Supermarket Collection
Stacey Huang
Gold plated brass, pearl
My collection is inspired by the packaging of fast moving consumer goods in Tesco. Almost everyday I visit a tesco supermarket near where I live to buy food and other household necessities. It fascinates and somehow comforts me that the sight of merchandise lined up on shelves and hanging from hooks are so familiar. I realise that packaging of fast moving products has become a new international language through the global expansion of consumption. We grow up learning how to use and read packaging just as we learn how to speak a language. There is an international understanding of symbols, shapes, holes, colours. These details are everywhere. Due to the mass industrial production process, packaging has evolved with regular shapes and materials - thin, cheap and easy to dis
play. We instinctively understand them all. Also the wording used to promote products in the supermarkets has evolved into familiar modern phrases such as ‘3 for 2’, ‘Star Product’, ‘NEW’, ‘Special Offer’ and ‘Buy One Get One Free’ etc. The stores encourage and tempt us to consume more. I think there is something strange in this mass promotion and consumption. The everyday visuals and phrases are familiar, they are real and we live with it in our day to day lives. Food and other consumables we need yet the aesthetics of high street goods are throw-away, cheap and invaluable. We throw away packaging everyday.
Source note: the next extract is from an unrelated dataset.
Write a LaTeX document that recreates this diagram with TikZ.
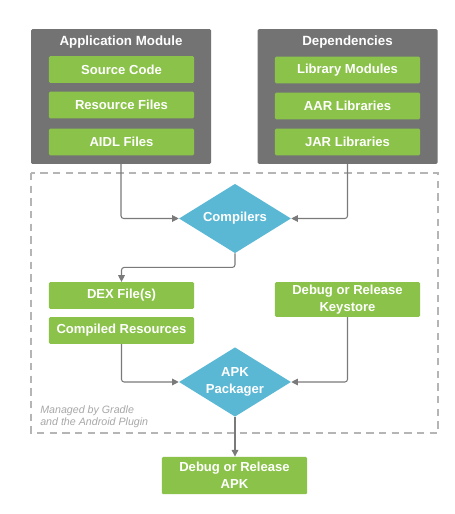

There is a curious contradiction here between necessity and excess / value and worthless.
For my final collection I have used the visual elements of cheap packaging to design a collection of fine jewellery, with the purpose of inviting people to rethink value in a world of fast moving consumption. What happens when the language of cheap packaging informs a collection of fine jewellery with precious metal and gemstones? Do you want to throw them away as fast as everyday packagings or can I tempt you to hold on for longer?
On the body the jewellery is slightly weird and cranky. The appearance of mass-produced packaging contrasts with the form of a human body.